Whether your manager didn’t like your idea in a big meeting, or you didn’t get another position you applied for, dealing with rejection at work can be exceedingly difficult. Here’s how to get better at it.

Photo: Kyle Glenn

Whether your manager didn’t like your idea in a big meeting, or you didn’t get another position you applied for, dealing with rejection at work can be exceedingly difficult. Here’s how to get better at it.

Figure out why it happened

Or you might just end up back at Square One.

Susan M. Heathfield, a professional facilitator, writer, speaker, management and organization development consultant, HR expert and trainer, writes in The Balance that you should “look for an opportunity to ask for feedback and to gather information.”

“Maybe you do drive your coworkers or your manager crazy with your negative approach to work. Perhaps you do expend so much energy on picky details that project teams don’t want to work with you. Maybe you have bragged about your successes and goals so often that coworkers avoid you and don’t support you,” she writes. “Now is the time to figure out why you were rejected. If you are open to receiving feedback and demonstrate this openness to coworkers, you will receive a lot of feedback.

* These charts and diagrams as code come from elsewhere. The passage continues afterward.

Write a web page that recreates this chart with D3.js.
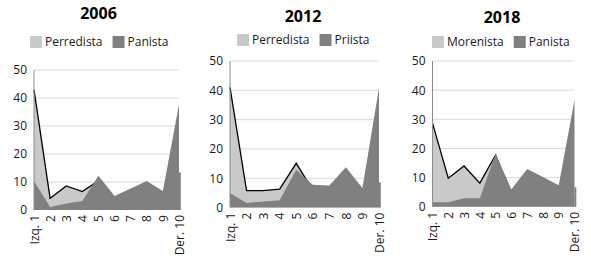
<!DOCTYPE html>
<html><head><meta charset="utf-8">
<script src="https://cdn.jsdelivr.net/npm/d3@7"></script>
<style>
html,body{margin:0;padding:0;background:#fff;}
svg{display:block;font-family:"Open Sans","Noto Sans",sans-serif;}
</style></head>
<body>
<svg id="c" width="591" height="261"></svg>
<script>
// ---- data ----
const categories = ["Izq. 1","2","3","4","5","6","7","8","9","Der. 10"];
const yTicks = [0,10,20,30,40,50];
const years = ["2006","2012","2018"];
const lightNames = ["Perredista","Perredista","Morenista"];
const darkNames = ["Panista","Priista","Panista"];
const light2006 = [43, 4.2, 8.6, 6.6, 10.5, 3, 4, 5, 4, 6];
const dark2006  = [10.4, 1.1, 2.3, 3.2, 12.2, 5, 7.7, 10.4, 6.8, 37.8];
const edge2006 = 13.4;
const light2012 = [41, 5.8, 5.8, 6.3, 15.1, 6, 4, 5, 4, 4];
const dark2012  = [5, 1.6, 2.1, 2.5, 12.9, 7.8, 7.5, 13.8, 6.7, 40.9];
const edge2012 = 8.6;
const light2018 = [28.7, 9.8, 14, 8.1, 17.8, 4, 5, 5, 4, 3];
const dark2018  = [1.6, 1.6, 2.9, 2.9, 18.2, 6, 13, 10.2, 7.4, 36.6];
const edge2018 = 6.7;

const lightSeries = [light2006, light2012, light2018];
const darkSeries = [dark2006, dark2012, dark2018];
const edges = [edge2006, edge2012, edge2018];

// ---- layout ----
const layout = [
  {x0:34,    x1:179,   yTop:70, yBot:210,   titleX:98.5, titleY:19, legX:30,  legY:42},
  {x0:230,   x1:379,   yTop:61, yBot:207.6, titleX:303,  titleY:22, legX:237, legY:40},
  {x0:432.5, x1:574.5, yTop:61, yBot:206.8, titleX:502,  titleY:23, legX:432, legY:42}
];
const LIGHT = "#c9c9c9", DARK = "#808080", GRID = "#d9d9d9";

const svg = d3.select("#c");

years.forEach((yr, i) => {
  const L = layout[i];
  const g = svg.append("g");
  const x = d3.scalePoint().domain(categories).range([L.x0, L.x1]);
  const y = d3.scaleLinear().domain([0, 50]).range([L.yBot, L.yTop]);

  // gridlines
  g.selectAll(".grid").data(yTicks.filter(t => t > 0)).join("line")
    .attr("x1", L.x0).attr("x2", L.x1)
    .attr("y1", d => y(d)).attr("y2", d => y(d))
    .attr("stroke", GRID).attr("stroke-width", 1);

  const lightData = lightSeries[i].map((v, k) => ({c: categories[k], v}));
  const darkData = darkSeries[i].map((v, k) => ({c: categories[k], v}));

  const area = d3.area().x(d => x(d.c)).y0(y(0)).y1(d => y(d.v));
  const line = d3.line().x(d => x(d.c)).y(d => y(d.v));

  g.append("path").datum(lightData).attr("d", area).attr("fill", LIGHT);
  g.append("path").datum(lightData).attr("d", line).attr("fill", "none")
    .attr("stroke", "#000").attr("stroke-width", 1.3).attr("stroke-linejoin", "miter");
  g.append("path").datum(darkData).attr("d", area).attr("fill", DARK);
  // right edge sliver
  g.append("rect").attr("x", x(categories[categories.length-1]))
    .attr("width", 1.8).attr("y", y(edges[i])).attr("height", y(0) - y(edges[i]))
    .attr("fill", DARK);

  // y axis line
  g.append("line").attr("x1", L.x0).attr("x2", L.x0).attr("y1", y(50)).attr("y2", y(0))
    .attr("stroke", "#8c8c8c").attr("stroke-width", 1);

  // y axis labels
  const ya = g.append("g").attr("transform", `translate(${L.x0},0)`)
    .call(d3.axisLeft(y).tickValues(yTicks).tickSize(0).tickPadding(7));
  ya.select(".domain").remove();
  ya.selectAll("text").attr("font-size", 12).attr("fill", "#1a1a1a")
    .attr("font-family", "'Open Sans','Noto Sans',sans-serif");

  // x axis labels
  const xa = g.append("g").attr("transform", `translate(0,${y(0)})`)
    .call(d3.axisBottom(x).tickSize(0).tickPadding(0));
  xa.select(".domain").remove();
  xa.selectAll("text")
    .attr("font-size", 12).attr("fill", "#1a1a1a")
    .attr("font-family", "'Open Sans','Noto Sans',sans-serif")
    .attr("text-anchor", "end")
    .attr("transform", "rotate(-90)")
    .attr("x", -5).attr("y", 0).attr("dy", "0.35em");

  // title
  svg.append("text").attr("x", L.titleX).attr("y", L.titleY)
    .attr("text-anchor", "middle").attr("font-weight", "bold").attr("font-size", 16)
    .attr("fill", "#000").text(yr);

  // legend
  const lg = svg.append("g").attr("transform", `translate(${L.legX},${L.legY})`);
  lg.append("rect").attr("x", 0).attr("y", -6).attr("width", 12).attr("height", 12).attr("fill", LIGHT);
  const t1 = lg.append("text").attr("x", 15).attr("y", 0).attr("dy", "0.35em")
    .attr("font-size", 12).attr("fill", "#1a1a1a").text(lightNames[i]);
  const w1 = t1.node().getComputedTextLength();
  const x2 = 15 + w1 + 10;
  lg.append("rect").attr("x", x2).attr("y", -6).attr("width", 12).attr("height", 12).attr("fill", DARK);
  lg.append("text").attr("x", x2 + 15).attr("y", 0).attr("dy", "0.35em")
    .attr("font-size", 12).attr("fill", "#1a1a1a").text(darkNames[i]);
});
</script>
</body></html>
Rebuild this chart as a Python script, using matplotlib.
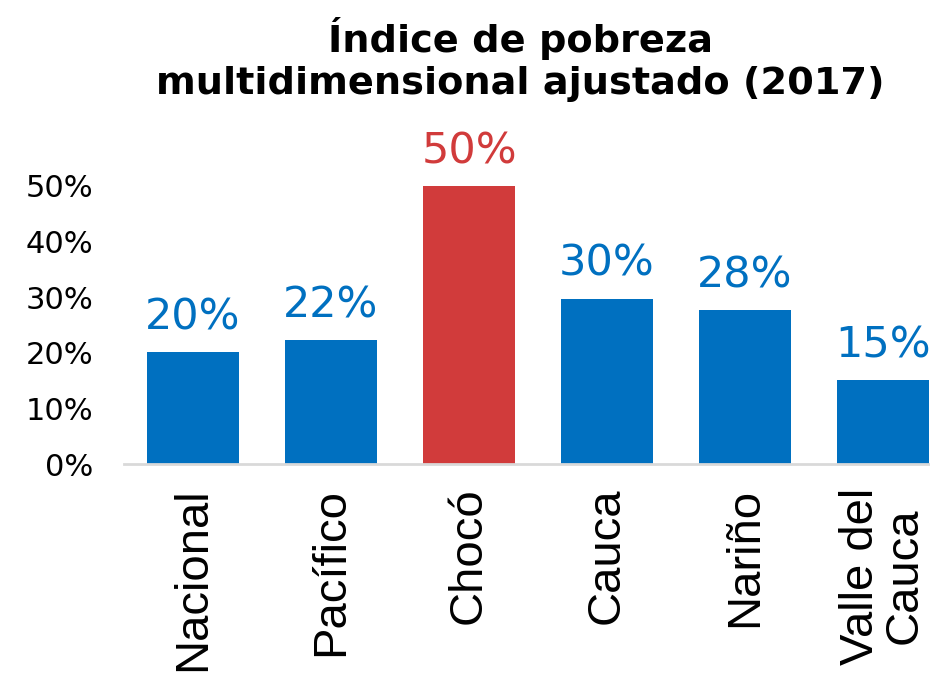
import matplotlib
matplotlib.use("Agg")
import matplotlib.pyplot as plt

# data
regiones = ['Nacional', 'Pacífico', 'Chocó', 'Cauca', 'Nariño', 'Valle del\nCauca']
indice = [0.201, 0.223, 0.50, 0.297, 0.277, 0.151]
colores = ['#0070C0', '#0070C0', '#D13B3B', '#0070C0', '#0070C0', '#0070C0']
ticks = [0, 0.1, 0.2, 0.3, 0.4, 0.5]

fig = plt.figure(figsize=(9.3, 6.77), dpi=100)
ax = fig.add_axes([124 / 930, 213 / 677, 806 / 930, 333.6 / 677])

x = range(len(regiones))
bars = ax.bar(x, indice, width=0.667, color=colores)

for b, v, c in zip(bars, indice, colores):
    ax.annotate(f'{v:.0%}', (b.get_x() + b.get_width() / 2, v),
                xytext=(0, 10), textcoords='offset points',
                ha='center', va='bottom', fontsize=31, color=c)

ax.set_xlim(-0.5, 5.34)
ax.set_ylim(0, 0.6)
ax.set_yticks(ticks)
ax.set_yticklabels([f'{t:.0%}' for t in ticks], fontsize=22)
ax.tick_params(axis='y', length=0, pad=22)
ax.set_xticks(list(x))
ax.set_xticklabels(regiones, rotation=90, fontsize=34, family='Liberation Sans',
                   linespacing=1.0)
ax.tick_params(axis='x', length=0, pad=17)

for s in ['top', 'right', 'left']:
    ax.spines[s].set_visible(False)
ax.spines['bottom'].set_color('#D9D9D9')
ax.spines['bottom'].set_linewidth(2)

fig.text(520 / 930, 0.975, 'Índice de pobreza\nmultidimensional ajustado (2017)',
         ha='center', va='top', fontsize=27.5, fontweight='bold', linespacing=1.2)

fig.savefig('out.png', dpi=100)
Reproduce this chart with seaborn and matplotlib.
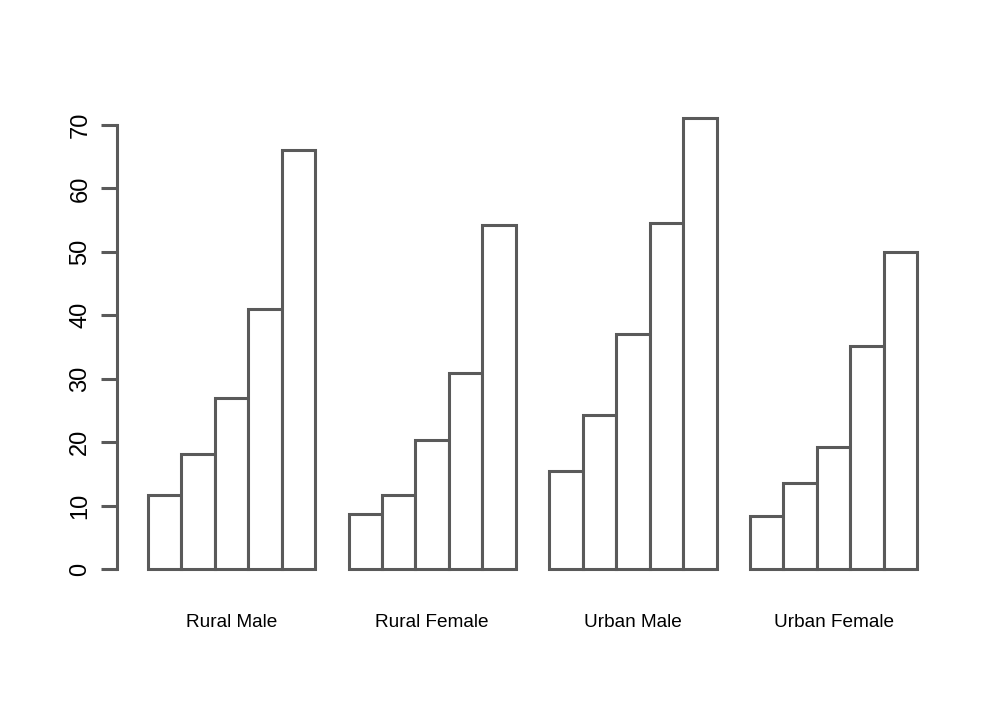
import pandas as pd
import matplotlib
matplotlib.use("Agg")
import matplotlib.pyplot as plt
import seaborn as sns

# VADeaths-style death rates per 1000, by age group
groups = ["Rural Male", "Rural Female", "Urban Male", "Urban Female"]
ages = ["50-54", "55-59", "60-64", "65-69", "70-74"]
rural_male = [11.7, 18.1, 26.9, 41.0, 66.0]
rural_female = [8.7, 11.7, 20.3, 30.9, 54.3]
urban_male = [15.4, 24.3, 37.0, 54.6, 71.1]
urban_female = [8.4, 13.6, 19.3, 35.1, 50.0]
yticks = [0, 10, 20, 30, 40, 50, 60, 70]

rows = []
for g, vals in zip(groups, [rural_male, rural_female, urban_male, urban_female]):
    for a, v in zip(ages, vals):
        rows.append({"group": g, "age": a, "rate": v})
df = pd.DataFrame(rows)

sns.set_style("white")
plt.rcParams["font.family"] = ["Liberation Sans", "DejaVu Sans"]
plt.rcParams["text.color"] = "black"
plt.rcParams["xtick.labelcolor"] = "black"
plt.rcParams["ytick.labelcolor"] = "black"

edge = "#5a5a5a"
lw = 2.2

fig = plt.figure(figsize=(10.08, 7.2), dpi=100)
ax = fig.add_axes([0.1161, 0.1847, 0.8244, 0.6764])

sns.barplot(data=df, x="group", y="rate", hue="age", order=groups, hue_order=ages,
            palette=["white"] * 5, saturation=1, width=5 / 6, gap=0,
            edgecolor=edge, linewidth=lw, legend=False, errorbar=None, ax=ax)

ax.set_xlim(-0.57, 3.57)
ax.set_ylim(-2.844, 73.944)
ax.set_xlabel("")
ax.set_ylabel("")

for s in ["top", "right", "bottom"]:
    ax.spines[s].set_visible(False)
ax.spines["left"].set_bounds(0, 70)
ax.spines["left"].set_color(edge)
ax.spines["left"].set_linewidth(lw)

ax.set_yticks(yticks)
ax.set_yticklabels([str(t) for t in yticks])
ax.tick_params(axis="y", length=11.5, width=lw, color=edge, pad=7,
               labelsize=17, labelrotation=90, left=True, labelcolor="black")
for lab in ax.get_yticklabels():
    lab.set_va("center")
ax.tick_params(axis="x", length=0, pad=19.5, labelsize=13.7, labelcolor="black")

fig.savefig("out.png", dpi=100, facecolor="white")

If you argue, deny, blame, or attack the person giving you feedback, that well will instantly dry up.”

Ask about any potential bright spots

It can’t hurt.

Rich Moy, a content marketing writer at Stack Overflow, writes in The Muse that when your manager doesn’t buy your idea, you should ask, “what would make you say yes to this idea?”

“Instead of accepting defeat, ask questions like ‘What would make you say yes?’ and ‘Is there any part of the idea that did resonate?’ ” he writes. “Those answers will help you understand what worked and what didn’t. Then, use that feedback to come up with something else that’s more impactful and even more difficult for your boss to shake her head at.”

Don’t beat yourself up about it

There’s no point.

Amy Morin, an author and psychotherapist, writes in Inc. about how “mentally strong people” get through rejection — one of her points is that “they treat themselves with compassion.”

“Rather than think, ‘You’re so stupid for thinking you could do that,’ mentally strong people treat themselves with compassion. They respond to negative self-talk with a kinder, more affirming message,” she writes. “Whether you got dumped by your long-term love or blindsided by a recent firing, beating yourself up will only keep you down. Speak to yourself like a trusted friend. Drown out your harsh inner critic by repeating helpful mantras that will keep you mentally strong.”